WORK TO DO = Wherever a line below holds the word "Convert", copy that line.

SUPPLIED MATERIAL =
- - - - - - -

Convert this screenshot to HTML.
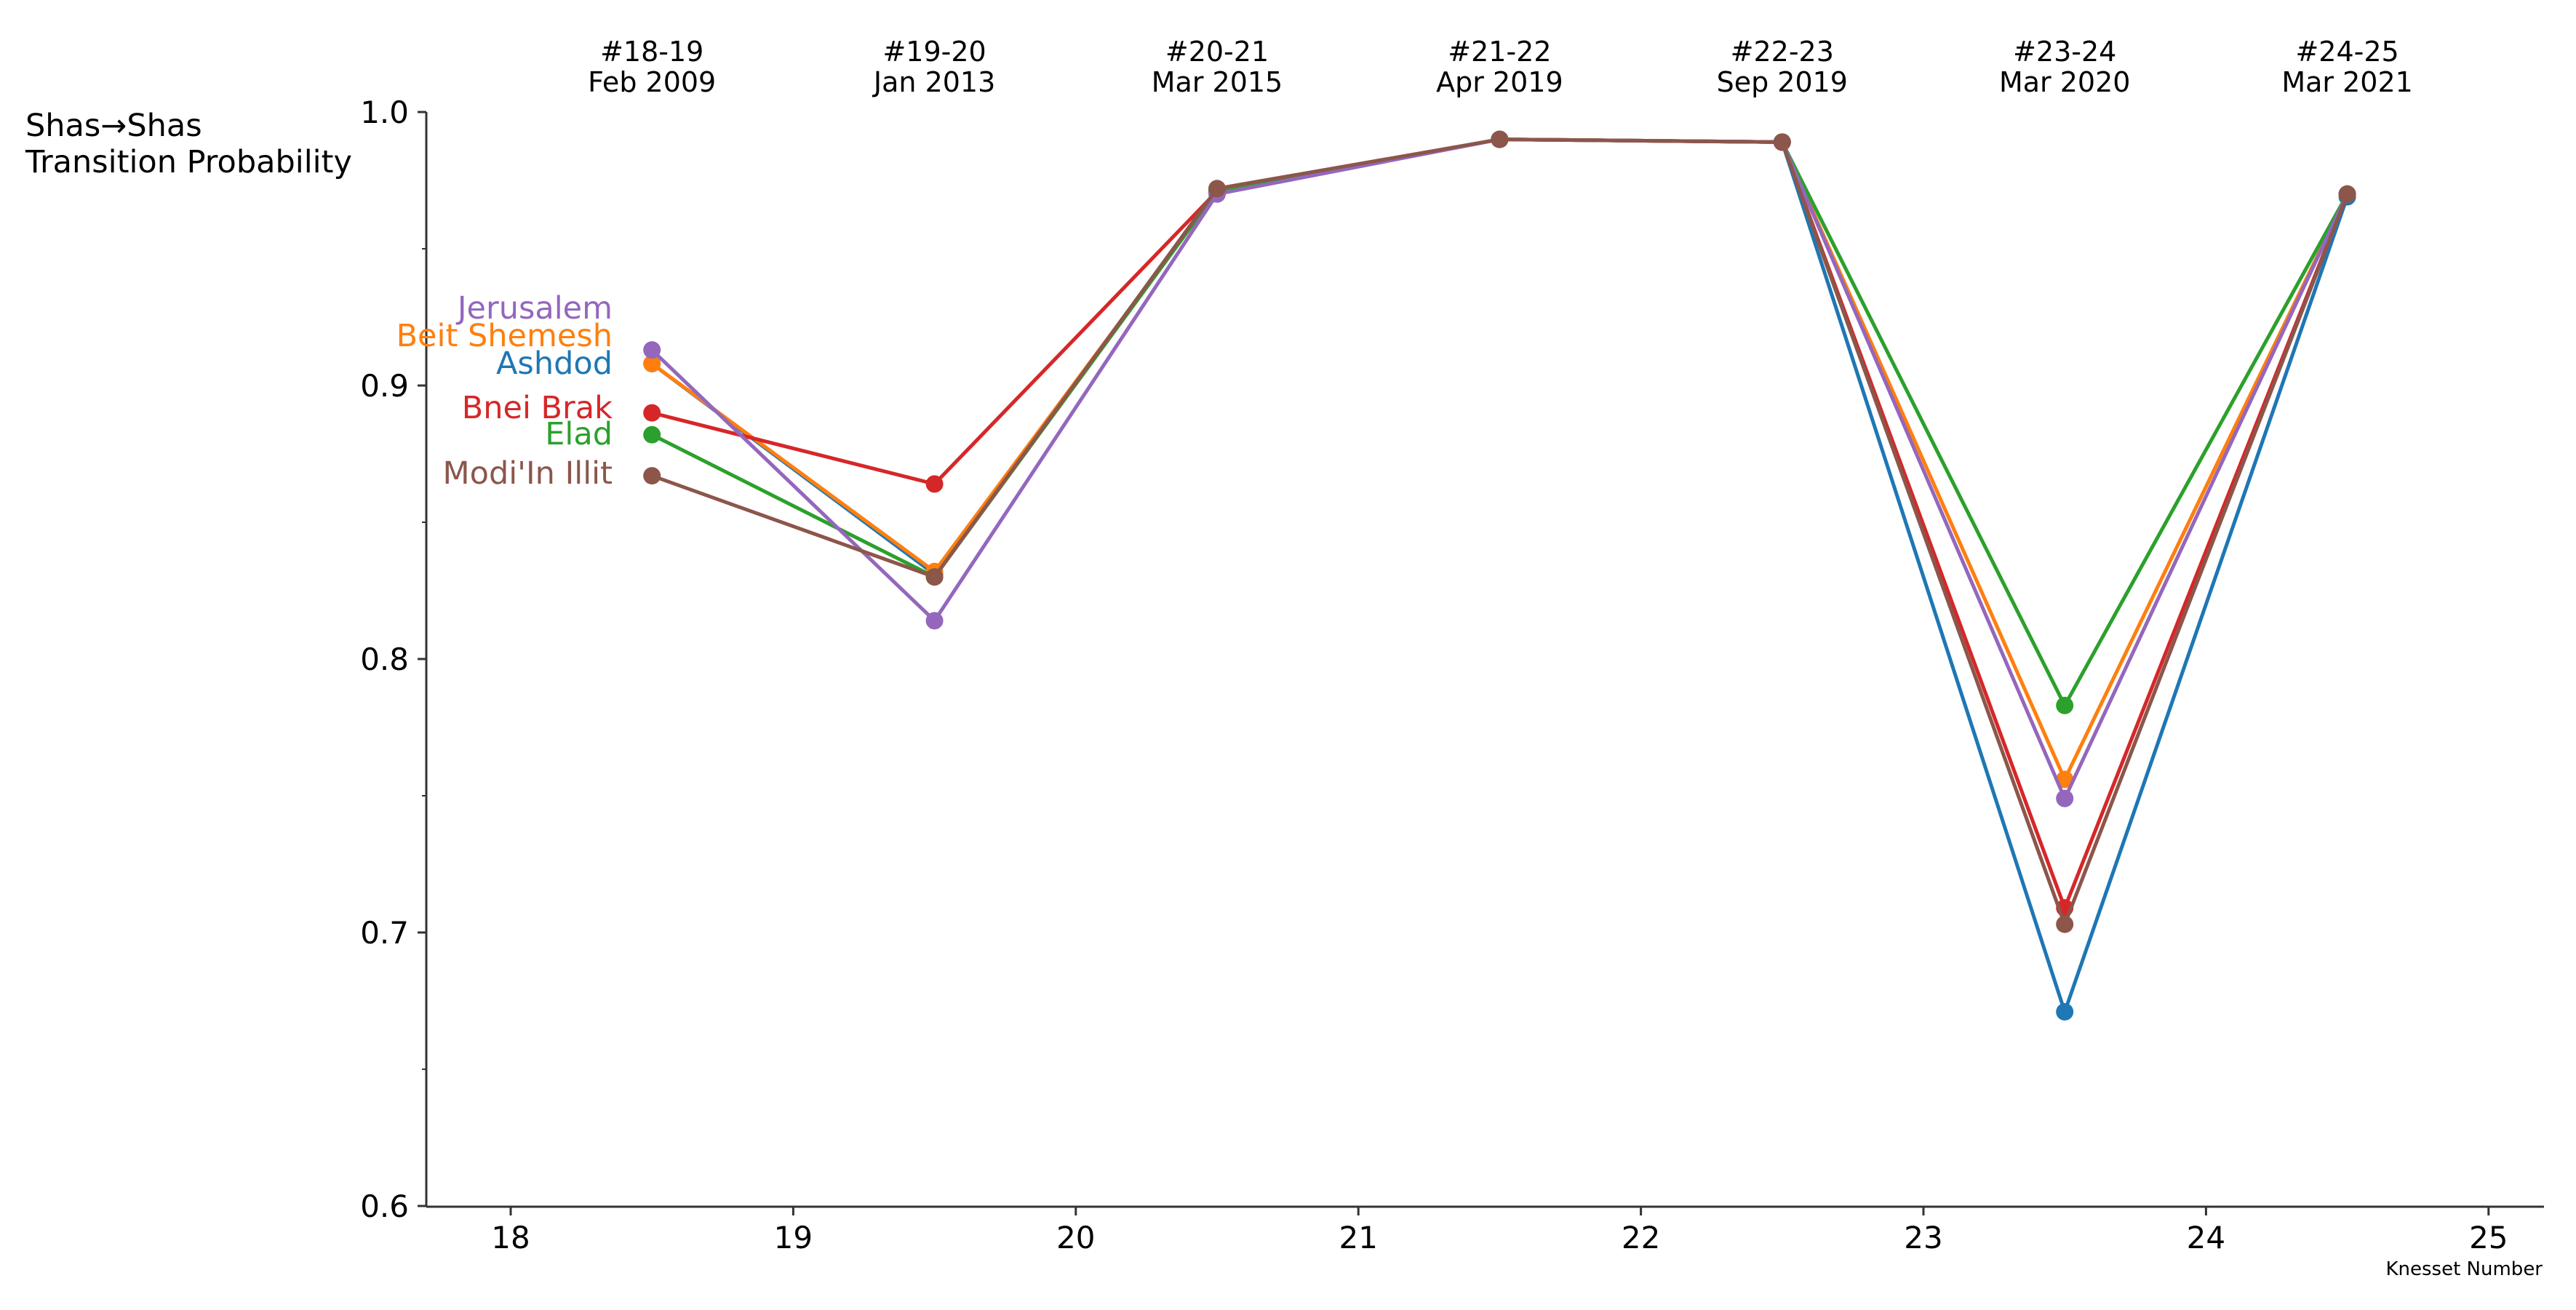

- - - - - - -

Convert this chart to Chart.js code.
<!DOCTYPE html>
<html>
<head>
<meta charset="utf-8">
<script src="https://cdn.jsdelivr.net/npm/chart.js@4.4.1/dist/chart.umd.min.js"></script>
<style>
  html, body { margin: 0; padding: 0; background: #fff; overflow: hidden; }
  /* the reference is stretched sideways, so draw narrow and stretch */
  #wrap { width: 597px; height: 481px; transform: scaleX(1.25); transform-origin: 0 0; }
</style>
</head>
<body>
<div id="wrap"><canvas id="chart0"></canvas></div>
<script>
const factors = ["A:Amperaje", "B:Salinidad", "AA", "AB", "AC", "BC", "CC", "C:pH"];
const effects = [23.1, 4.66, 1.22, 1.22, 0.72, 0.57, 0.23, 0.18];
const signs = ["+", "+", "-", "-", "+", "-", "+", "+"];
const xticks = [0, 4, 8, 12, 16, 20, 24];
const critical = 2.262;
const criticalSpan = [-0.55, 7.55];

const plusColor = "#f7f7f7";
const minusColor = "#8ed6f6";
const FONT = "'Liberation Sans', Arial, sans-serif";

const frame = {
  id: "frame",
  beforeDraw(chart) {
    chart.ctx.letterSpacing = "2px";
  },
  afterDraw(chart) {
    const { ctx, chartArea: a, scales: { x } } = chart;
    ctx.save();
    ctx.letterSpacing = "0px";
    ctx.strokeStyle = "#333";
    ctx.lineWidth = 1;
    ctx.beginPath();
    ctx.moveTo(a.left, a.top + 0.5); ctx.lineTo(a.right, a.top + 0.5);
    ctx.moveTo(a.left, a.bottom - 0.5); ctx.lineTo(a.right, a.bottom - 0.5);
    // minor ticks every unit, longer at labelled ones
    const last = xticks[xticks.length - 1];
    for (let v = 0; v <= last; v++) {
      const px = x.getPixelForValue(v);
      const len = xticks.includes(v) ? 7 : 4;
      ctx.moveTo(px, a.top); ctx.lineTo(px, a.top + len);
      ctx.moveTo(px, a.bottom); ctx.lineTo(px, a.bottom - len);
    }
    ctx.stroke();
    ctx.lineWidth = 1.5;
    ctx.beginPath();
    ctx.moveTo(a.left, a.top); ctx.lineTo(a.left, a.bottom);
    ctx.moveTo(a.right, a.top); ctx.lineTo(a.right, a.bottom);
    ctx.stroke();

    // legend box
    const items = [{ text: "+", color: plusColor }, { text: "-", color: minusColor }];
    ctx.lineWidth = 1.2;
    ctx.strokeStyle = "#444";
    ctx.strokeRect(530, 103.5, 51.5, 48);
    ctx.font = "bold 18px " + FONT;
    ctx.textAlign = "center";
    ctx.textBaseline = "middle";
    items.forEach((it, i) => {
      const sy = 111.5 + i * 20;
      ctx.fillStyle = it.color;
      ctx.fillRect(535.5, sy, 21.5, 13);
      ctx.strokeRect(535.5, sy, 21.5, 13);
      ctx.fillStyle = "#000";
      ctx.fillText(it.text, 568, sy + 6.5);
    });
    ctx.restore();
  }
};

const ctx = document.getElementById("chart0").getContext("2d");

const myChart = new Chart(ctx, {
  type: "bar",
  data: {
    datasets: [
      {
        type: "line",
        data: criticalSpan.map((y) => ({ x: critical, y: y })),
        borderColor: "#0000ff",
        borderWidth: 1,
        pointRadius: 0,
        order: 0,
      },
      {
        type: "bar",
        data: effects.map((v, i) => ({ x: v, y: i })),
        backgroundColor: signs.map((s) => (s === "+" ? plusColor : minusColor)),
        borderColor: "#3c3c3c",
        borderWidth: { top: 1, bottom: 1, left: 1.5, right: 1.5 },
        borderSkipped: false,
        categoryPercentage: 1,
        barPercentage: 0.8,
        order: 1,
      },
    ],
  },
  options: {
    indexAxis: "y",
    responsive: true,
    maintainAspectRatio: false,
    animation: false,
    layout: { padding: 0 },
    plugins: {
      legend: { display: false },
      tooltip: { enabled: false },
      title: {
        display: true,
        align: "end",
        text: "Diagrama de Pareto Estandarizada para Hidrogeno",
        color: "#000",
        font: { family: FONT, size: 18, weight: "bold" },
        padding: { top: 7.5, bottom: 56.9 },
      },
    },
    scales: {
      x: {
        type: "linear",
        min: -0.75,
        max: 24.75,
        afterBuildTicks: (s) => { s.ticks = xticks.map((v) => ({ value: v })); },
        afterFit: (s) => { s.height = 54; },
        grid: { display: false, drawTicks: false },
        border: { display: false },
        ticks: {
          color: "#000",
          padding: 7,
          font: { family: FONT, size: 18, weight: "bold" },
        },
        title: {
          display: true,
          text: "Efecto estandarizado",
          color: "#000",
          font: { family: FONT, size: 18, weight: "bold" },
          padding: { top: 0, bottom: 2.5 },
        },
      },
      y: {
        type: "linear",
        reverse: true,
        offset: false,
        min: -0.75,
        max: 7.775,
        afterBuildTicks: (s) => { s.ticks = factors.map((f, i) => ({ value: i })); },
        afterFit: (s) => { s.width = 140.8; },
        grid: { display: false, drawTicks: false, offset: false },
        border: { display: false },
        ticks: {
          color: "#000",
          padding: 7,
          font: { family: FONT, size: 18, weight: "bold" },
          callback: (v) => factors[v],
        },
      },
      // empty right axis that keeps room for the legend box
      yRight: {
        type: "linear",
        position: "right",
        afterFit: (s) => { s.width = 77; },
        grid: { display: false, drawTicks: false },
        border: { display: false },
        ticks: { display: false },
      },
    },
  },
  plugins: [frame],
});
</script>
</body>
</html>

- - - - - - -

RESULT BELOW =
Convert this screenshot to HTML.
Convert this chart to Chart.js code.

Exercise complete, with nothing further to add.